The greatest race ever part II: Sydney McLaughlin wins 400m hurdles gold in world record time

Another day. Another extraordinary 400m hurdles final. Another dizzying world record. And another urgent question: was this the greatest ever track and field race … since, erm, Tuesday?

Less than 24 hours after a men’s 400m hurdles slugfest for the ages, with Karsten Warholm going toe to toe with Rai Benjamin, it was the women’s turn – and they duly delivered and then some.

Such was the staggering pace that after 300m, three athletes – Dalilah Muhammad and Sydney McLaughlin of the United States, and Femke Bol of the Netherlands – were yards clear and chasing down gold and a world record.

Bol was the first to fall off the scorching pace with 60m to go. At that point Muhammad looked a clear favourite but when she hesitated before the final hurdle, McLaughlin pounced.

It was desperately close, but in the final strides McLaughlin overtook her great rival to win in 51.46sec – a time that was not only faster than the best 400m flat time until 1970 but crushed her own hurdles world record by 0.44s.

“You need somebody who’s going to push you to be your best, and I think that’s what we do so well,” she explained. “It’s iron sharpening iron. Every time we step on the track it’s always something fast.

“I saw Dalilah ahead of me with one to go. I just thought: ‘Run your race.’ The race doesn’t really start till hurdle seven. I just wanted to go out there and give it everything I had. I’m absolutely delighted.”

Muhammad, who finished just 0.12 back to take silver, was left ruing her stutter at the last hurdle. “I was coming at it fast and I could have gone right or left leg and I chose to go on my right leg. I had to shorten my strides but that is just how it goes.”

With Bol taking the bronze in 52.03 it meant that for the second day in a row, the top two finishers in the Olympic 400m hurdles final had destroyed the world record – while the athlete in third would have been under the world record as of six weeks ago.

Coming so soon after Warholm’s record, the conversation soon turned to what could be causing the fast times – be it super spikes, perfect conditions, the lightning quick Tokyo track. Regarding the track, its designers, Mondo, claim it contains small pockets of air which not only provide an element of shock absorption but create a trampoline effect which gives a 1-2% performance advantage to athletes.

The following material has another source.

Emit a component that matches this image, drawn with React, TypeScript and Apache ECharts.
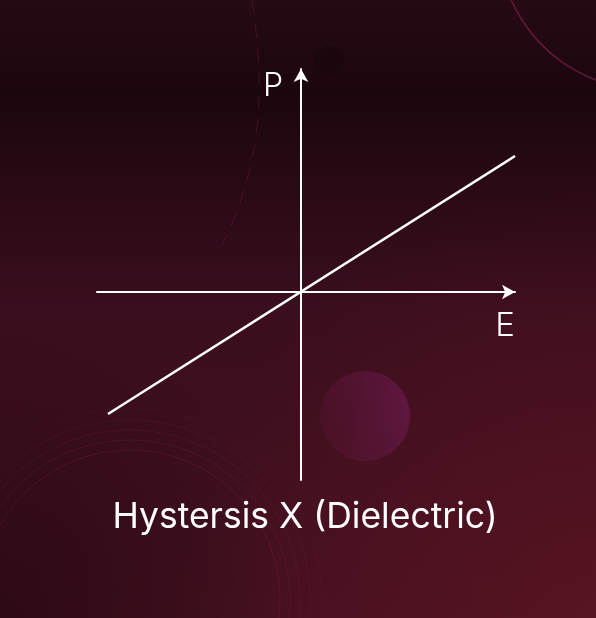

“It definitely feels fast,” said Muhammad. “I can feel that energy return. A lot of people talk about the shoes, but I think it’s one of those tracks that gives you that energy right back and pushes you and propels you forward. Especially when you go into hurdle eight and feel that death. Today I didn’t feel like I was going into death.”

McLaughlin agreed. “It’s one of those tracks that gives you that energy right back and pushes you forward,” she said. “Every time you step on the track there seems to be some sort of record broken and it’s really cool to push the boundaries of what’s possible.”

Such developments have raised concerns about the integrity of the competition, but the president of World Athletics, Sebastian Coe, said he was relaxed about what was happening – within reason. “Of course there is a balance,” he said. “We do need to make sure we’re not allowing designs or materials that really transform the sport into something we don’t recognise. But I also don’t want to strangle the innovation that the shoe companies or track manufacturers are bringing to the table.

“At this moment I think we’re in about the right place. We’re not going to be leaving here with thousands of records having been smashed.”

After her victory McLaughlin also praised her coach Bobby Kersee, who guided the career of Florence Griffith Joyner, having switched to train with him last year. Under Kersee’s direction, McLaughlin focused on her form and running shorter hurdles courses to improve her technique. Training alongside Allyson Felix also helped.

“It’s just about trusting your training, trusting your coach, and that will get you all the way round the track,” she said. “We’ve practised the last 40m so many times, so it was nothing unfamiliar for me. I just knew I had to go and give it everything I had and dip at the line.”

Muhammad, the reigning world champion, had given it her all too – and that seemed to soften the blow of breaking the previous world record yet coming away with silver. “The perfectionist in me looks back and thinks: ‘Ugh, could have done that, could have done this,’ but I did all that I could,” she said. “There are little things that I’m probably going to beat myself up about but now I’m truly happy too.”